Padre Tomás sottolinea quanto sia determinante nella Papua Nuova Guinea il ruolo svolto dai catechisti. «Sono loro che permettono di portare avanti i progetti pastorali, le attività e di trasmettere la fede alla popolazione locale. Siamo particolarmente grati per l’impegno e la dedizione dei laici che servono la comunità in modo semplice, ma davvero straordinario. Ogni settimana i volontari dedicano il loro tempo per animare gli incontri di preghiera rivolti agli adulti e quelli di catechismo per i bambini: si tratta di un ministero davvero importante, per il quale donano tempo e talenti. In tal modo i bambini possono iniziare la giornata lodando Dio nella messa e poi proseguire imparando a conoscerlo meglio nelle aule di catechismo. È molto importante», prosegue il nostro interlocutore, «alimentare l’opera pastorale rivolta ai piccoli, avviando iniziative e programmi nelle diverse parrocchie».

I catechisti partono in missione con il sacerdote nei villaggi e lì vengono accolti dalla popolazione locale. «Per noi è veramente difficile raggiungere alcuni centri abitati dislocati tra le montagne e le foreste. Il Paese è ritenuto il più povero dell’Oceania. Praticamente quasi non ci sono strade e mezzi di trasporto pubblico. Si percorrono chilometri e chilometri per portare tra le case la parola di Dio. Arrivati sul posto, iniziamo a pregare e a promuovere le nostre attività», racconta Ravaioli. Dopo qualche giorno, il prete fa ritorno in parrocchia, mentre il catechista prosegue la sua missione per alcune settimane tra le comunità: predicando il Vangelo, amministrando la comunione e aiutando la gente a risolvere anche problemi familiari. «Mentre il catechista si trova in missione nei villaggi — prosegue Tomás — noi ci occupiamo delle loro famiglie, perché le mogli e i figli rimangono da soli, ma sono ben contenti di quello che fanno gli uomini. Per questa ragione evidenzio il ruolo essenziale e vitale del catechista. Solo continuando a investire sulla loro formazione la fede può mantenersi ben salda».

In Papua Nuova Guinea il senso di comunità è molto forte, la condivisione naturale: «Se un abitante possiede qualcosa è tutto il villaggio che ne gode. Siamo uniti e noi religiosi facciamo parte delle loro famiglie. Le nostre confessioni sono lunghissime perché chi si confessa è veramente pentito dei peccati e viene da noi per ottenere il perdono di Dio. Siamo considerati dei papà o fratelli maggiori. Tant’è — ci confida padre Tomás — che quando nasce un bambino i genitori vogliono che siamo noi a decidere il nome del nascituro». Ed è così (sorride) che in Papua Nuova Guinea «molti piccoli si chiamano Francesco, Giulio, Matteo, Maria, Maddalena».

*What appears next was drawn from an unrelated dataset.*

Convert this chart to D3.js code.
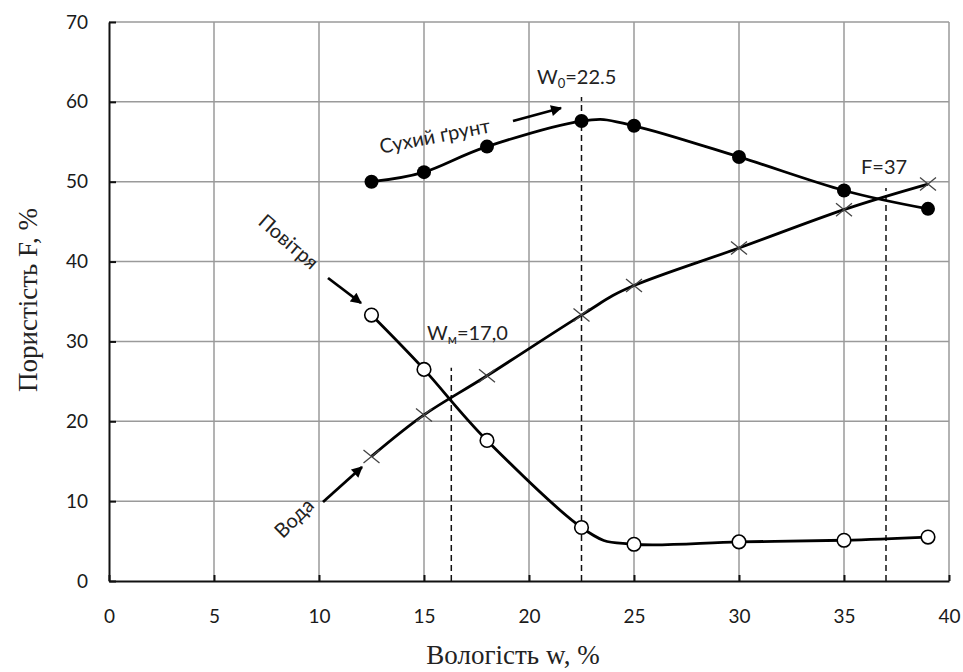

Il missionario argentino, inoltre, sta dando un enorme contributo all’evangelizzazione e traducendo i testi liturgici e il messale nella lingua locale (pidgi o tok pisin): ciò facilita la popolazione alla comprensione della parola di Dio. I ragazzini sono istruiti e vogliono non solo ascoltare il Vangelo ma anche leggerlo. Padre Tomás è convinto dell’importanza della formazione permanente alla fede avendo come destinatari bambini, giovani, studenti e adulti. «Certamente — conclude il sacerdote — la Papua Nuova Guinea ha bisogno di più missionari per consolidare l’opera di evangelizzazione». Oggi su diciannove diocesi vi sono circa seicento sacerdoti: «Siamo pochi considerando che le nostre chiese straripano di fedeli, ma con l’aiuto di Dio cerchiamo di proclamare la Parola e raggiungere ogni angolo dell’arcipelago. Io ce la metto tutta e non ho alcuna intenzione di fermarmi. Questa è la mia missione: evangelizzare».